Generated: Fri Sep 28 11:51:11 2012
So, OS X 10.8.2 might be doing some dynamic (frequency?) scaling (based on the GPU load?). I guess that sort of scaling but in the opposite direction (maybe due to high temperatures?) could be causing the huge drop in CUDA performance as well.

qianyizh
Sep 28, 2012, 02:06 PM
cornelius1, thanks for sharing your experience.

Some update from my side:
My cuda gets back to work just now..
Last night I did not shut down my OSX, instead, just closed the panel.
This morning when I woke the Macbook up, cuda is good again.
(CUDA-Z now has ~300 Gflops/s, and my program gets the normal speed)

My suspicion is that when you shut down 10.8.2 and then start it up (I have to do this a lot since I need to switch to win7 bootcamp frequently), it slows down cuda. But after a "sleep-wake up" cycle, it can recover.

Anyone can prove my suspicion?

cornelius1
Sep 28, 2012, 05:28 PM
My suspicion is that when you shut down 10.8.2 and then start it up (I have to do this a lot since I need to switch to win7 bootcamp frequently), it slows down cuda. ...

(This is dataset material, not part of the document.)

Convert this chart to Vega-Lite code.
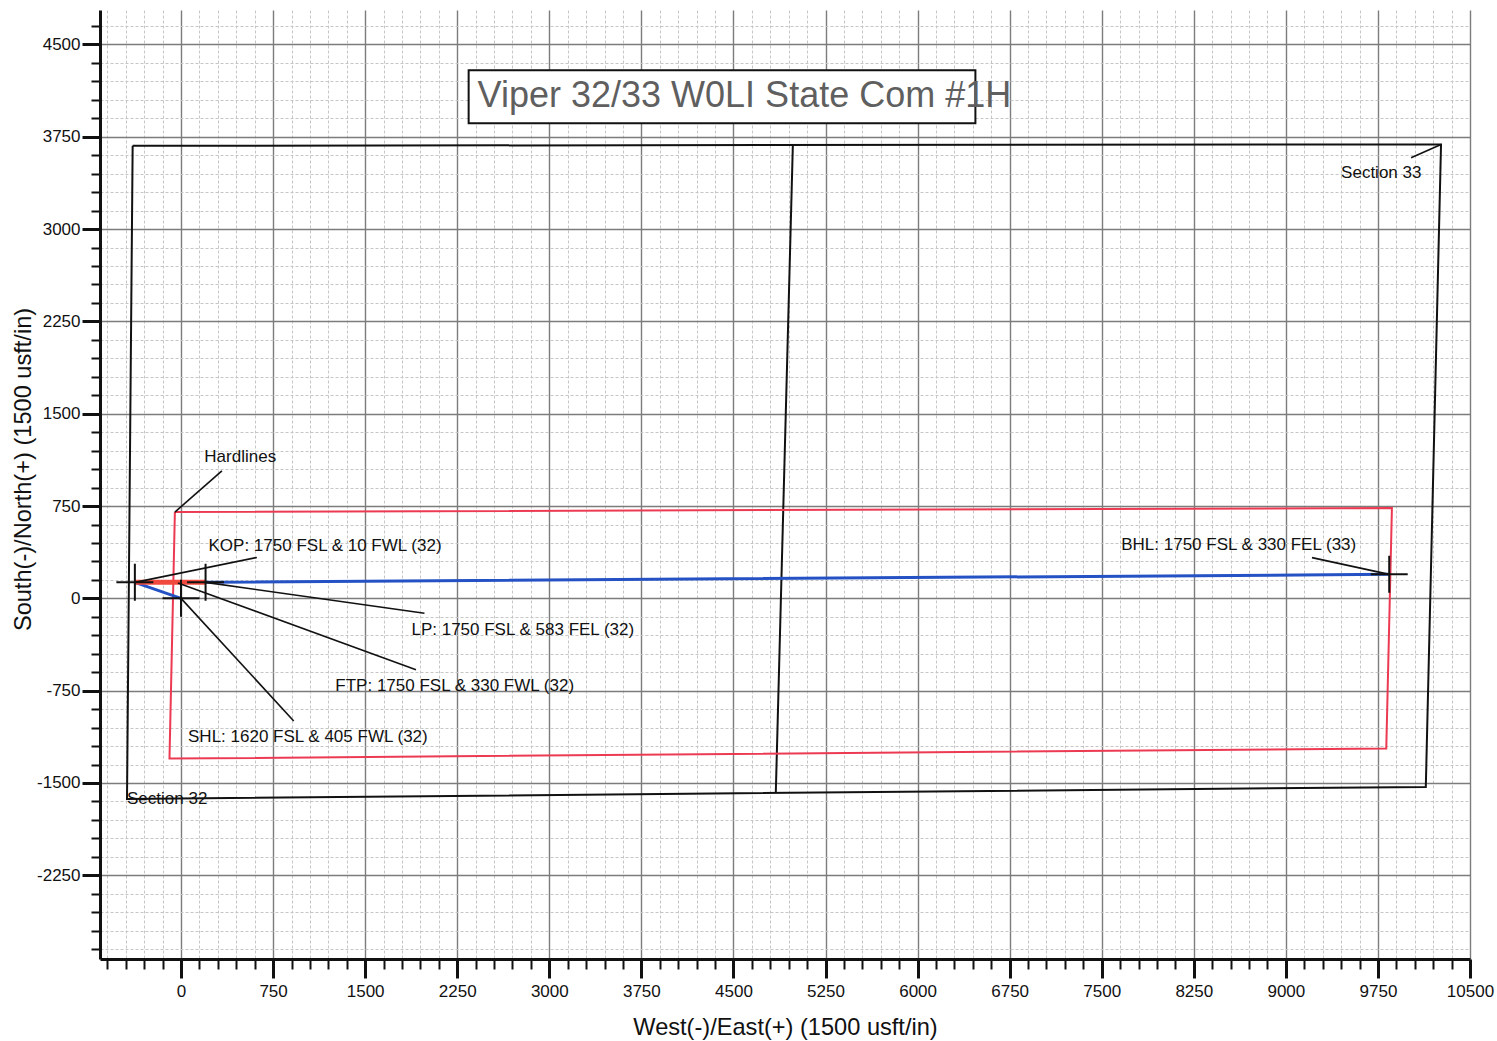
{
  "$schema": "https://vega.github.io/schema/vega-lite/v6.json",
  "width": 1370,
  "height": 949,
  "autosize": {"type": "none"},
  "padding": {"left": 100, "top": 10, "right": 27, "bottom": 82},
  "background": "white",
  "config": {
    "view": {"stroke": null},
    "font": "Liberation Sans"
  },
  "datasets": {
    "sections": [
      {"seg": "outline", "ord": 1, "x": -394, "y": 3677},
      {"seg": "outline", "ord": 2, "x": 10264, "y": 3688},
      {"seg": "outline", "ord": 3, "x": 10140, "y": -1532},
      {"seg": "outline", "ord": 4, "x": -440, "y": -1630},
      {"seg": "outline", "ord": 5, "x": -394, "y": 3677},
      {"seg": "middle", "ord": 1, "x": 4984, "y": 3687},
      {"seg": "middle", "ord": 2, "x": 4845, "y": -1581}
    ],
    "hardlines": [
      {"ord": 1, "x": -50, "y": 701},
      {"ord": 2, "x": 9864, "y": 734},
      {"ord": 3, "x": 9818, "y": -1220},
      {"ord": 4, "x": -94, "y": -1302},
      {"ord": 5, "x": -50, "y": 701}
    ],
    "wellbore": [
      {"ord": 1, "x": 0, "y": 0},
      {"ord": 2, "x": -376, "y": 130},
      {"ord": 3, "x": 200, "y": 130},
      {"ord": 4, "x": 9842, "y": 195}
    ],
    "curve": [
      {"ord": 1, "x": -376, "y": 130},
      {"ord": 2, "x": 200, "y": 130}
    ],
    "leaders": [
      {"seg": "Hardlines", "ord": 1, "x": -50, "y": 701},
      {"seg": "Hardlines", "ord": 2, "x": 333, "y": 1035},
      {"seg": "KOP", "ord": 1, "x": -376, "y": 130},
      {"seg": "KOP", "ord": 2, "x": 618, "y": 332},
      {"seg": "LP", "ord": 1, "x": 200, "y": 130},
      {"seg": "LP", "ord": 2, "x": 1983, "y": -121},
      {"seg": "FTP", "ord": 1, "x": -25, "y": 125},
      {"seg": "FTP", "ord": 2, "x": 1914, "y": -580},
      {"seg": "SHL", "ord": 1, "x": 0, "y": 0},
      {"seg": "SHL", "ord": 2, "x": 918, "y": -996},
      {"seg": "BHL", "ord": 1, "x": 9842, "y": 195},
      {"seg": "BHL", "ord": 2, "x": 9213, "y": 331},
      {"seg": "Section 33", "ord": 1, "x": 10264, "y": 3688},
      {"seg": "Section 33", "ord": 2, "x": 10020, "y": 3579}
    ],
    "points": [
      {"name": "KOP", "x": -376, "y": 130},
      {"name": "LP", "x": 200, "y": 130},
      {"name": "SHL", "x": 0, "y": 0},
      {"name": "BHL", "x": 9842, "y": 195}
    ],
    "labels": [
      {"label": "Hardlines", "x": 190, "y": 1146},
      {"label": "KOP: 1750 FSL & 10 FWL (32)", "x": 224, "y": 427},
      {"label": "LP: 1750 FSL & 583 FEL (32)", "x": 1877, "y": -254},
      {"label": "FTP: 1750 FSL & 330 FWL (32)", "x": 1257, "y": -708},
      {"label": "SHL: 1620 FSL & 405 FWL (32)", "x": 57, "y": -1127},
      {"label": "BHL: 1750 FSL & 330 FEL (33)", "x": 7659, "y": 433},
      {"label": "Section 33", "x": 9450, "y": 3457},
      {"label": "Section 32", "x": -440, "y": -1630}
    ],
    "titlebox": [
      {"x": 2343, "x2": 6471, "y": 4290, "y2": 3860}
    ],
    "title": [
      {"text": "Viper 32/33 W0LI State Com #1H", "x": 2416, "y": 4081}
    ]
  },
  "encoding": {
    "x": {
      "field": "x",
      "type": "quantitative",
      "scale": {"domain": [-660, 10500], "nice": false, "zero": false},
      "axis": {
        "values": [-600,-450,-300,-150,0,150,300,450,600,750,900,1050,1200,1350,1500,1650,1800,1950,2100,2250,2400,2550,2700,2850,3000,3150,3300,3450,3600,3750,3900,4050,4200,4350,4500,4650,4800,4950,5100,5250,5400,5550,5700,5850,6000,6150,6300,6450,6600,6750,6900,7050,7200,7350,7500,7650,7800,7950,8100,8250,8400,8550,8700,8850,9000,9150,9300,9450,9600,9750,9900,10050,10200,10350,10500],
        "labelExpr": "datum.value % 750 === 0 ? '' + datum.value : ''",
        "labelOverlap": false,
        "labelFlush": false,
        "labelBound": false,
        "labelFont": "Liberation Sans",
        "labelFontSize": 17,
        "labelColor": "#111111",
        "labelPadding": 5,
        "tickSize": {"condition": {"test": "datum.value % 750 === 0", "value": 19}, "value": 10},
        "tickWidth": {"condition": {"test": "datum.value % 750 === 0", "value": 3}, "value": 2},
        "tickColor": "#111111",
        "domainColor": "#111111",
        "domainWidth": 3,
        "grid": true,
        "gridColor": {"condition": {"test": "datum.value % 750 === 0", "value": "#7c7c7c"}, "value": "#c6c6c6"},
        "gridDash": {"condition": {"test": "datum.value % 750 === 0", "value": []}, "value": [3, 2]},
        "gridWidth": {"condition": {"test": "datum.value % 750 === 0", "value": 1.4}, "value": 1},
        "title": "West(-)/East(+) (1500 usft/in)",
        "titleFont": "Liberation Sans",
        "titleFontSize": 23.6,
        "titleFontWeight": "normal",
        "titleColor": "#111111",
        "titlePadding": 16
      }
    },
    "y": {
      "field": "y",
      "type": "quantitative",
      "scale": {"domain": [-2930, 4780], "nice": false, "zero": false},
      "axis": {
        "values": [-2850,-2700,-2550,-2400,-2250,-2100,-1950,-1800,-1650,-1500,-1350,-1200,-1050,-900,-750,-600,-450,-300,-150,0,150,300,450,600,750,900,1050,1200,1350,1500,1650,1800,1950,2100,2250,2400,2550,2700,2850,3000,3150,3300,3450,3600,3750,3900,4050,4200,4350,4500,4650],
        "labelExpr": "datum.value % 750 === 0 ? '' + datum.value : ''",
        "labelOverlap": false,
        "labelFlush": false,
        "labelBound": false,
        "labelFont": "Liberation Sans",
        "labelFontSize": 17,
        "labelColor": "#111111",
        "labelPadding": 2,
        "tickSize": {"condition": {"test": "datum.value % 750 === 0", "value": 18}, "value": 9},
        "tickWidth": {"condition": {"test": "datum.value % 750 === 0", "value": 3}, "value": 2},
        "tickColor": "#111111",
        "domainColor": "#111111",
        "domainWidth": 3,
        "grid": true,
        "gridColor": {"condition": {"test": "datum.value % 750 === 0", "value": "#7c7c7c"}, "value": "#c6c6c6"},
        "gridDash": {"condition": {"test": "datum.value % 750 === 0", "value": []}, "value": [3, 2]},
        "gridWidth": {"condition": {"test": "datum.value % 750 === 0", "value": 1.4}, "value": 1},
        "title": "South(-)/North(+) (1500 usft/in)",
        "titleFont": "Liberation Sans",
        "titleFontSize": 23.6,
        "titleFontWeight": "normal",
        "titleColor": "#111111",
        "titlePadding": 1,
        "titleY": 459
      }
    }
  },
  "layer": [
    {
      "data": {"name": "sections"},
      "mark": {"type": "line", "color": "#111111", "strokeWidth": 2},
      "encoding": {"detail": {"field": "seg"}, "order": {"field": "ord", "type": "quantitative"}}
    },
    {
      "data": {"name": "hardlines"},
      "mark": {"type": "line", "color": "#ec3a52", "strokeWidth": 2},
      "encoding": {"order": {"field": "ord", "type": "quantitative"}}
    },
    {
      "data": {"name": "wellbore"},
      "mark": {"type": "line", "color": "#2452c4", "strokeWidth": 3},
      "encoding": {"order": {"field": "ord", "type": "quantitative"}}
    },
    {
      "data": {"name": "curve"},
      "mark": {"type": "line", "color": "#f0483c", "strokeWidth": 5},
      "encoding": {"order": {"field": "ord", "type": "quantitative"}}
    },
    {
      "data": {"name": "leaders"},
      "mark": {"type": "line", "color": "#111111", "strokeWidth": 1.6},
      "encoding": {"detail": {"field": "seg"}, "order": {"field": "ord", "type": "quantitative"}}
    },
    {
      "data": {"name": "points"},
      "mark": {"type": "point", "shape": "M-1,0H1M0,-1V1", "size": 1369, "filled": false, "stroke": "#111111", "strokeWidth": 2, "opacity": 1}
    },
    {
      "data": {"name": "labels"},
      "mark": {"type": "text", "align": "left", "baseline": "middle", "font": "Liberation Sans", "fontSize": 17, "color": "#111111"},
      "encoding": {"text": {"field": "label"}}
    },
    {
      "data": {"name": "titlebox"},
      "mark": {"type": "rect", "fill": "white", "stroke": "#111111", "strokeWidth": 2},
      "encoding": {"x2": {"field": "x2"}, "y2": {"field": "y2"}}
    },
    {
      "data": {"name": "title"},
      "mark": {"type": "text", "align": "left", "baseline": "middle", "font": "Liberation Sans", "fontSize": 36, "color": "#5f5f5f"},
      "encoding": {"text": {"field": "text"}}
    }
  ]
}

Anyone can prove my suspicion?
I tried shutting down and restarting, and CUDA did not slow down. So, if that happens, it's either not a consistent behavior, or it depends on some other factor (such as the GPU temperature being high).

Also, when it slowed down yesterday, I had not restarted OS X, I had just closed and reopened the lid (that is, did a sleep-resume cycle). So, restarting OS X cannot be the only trigger (if it is a trigger at all).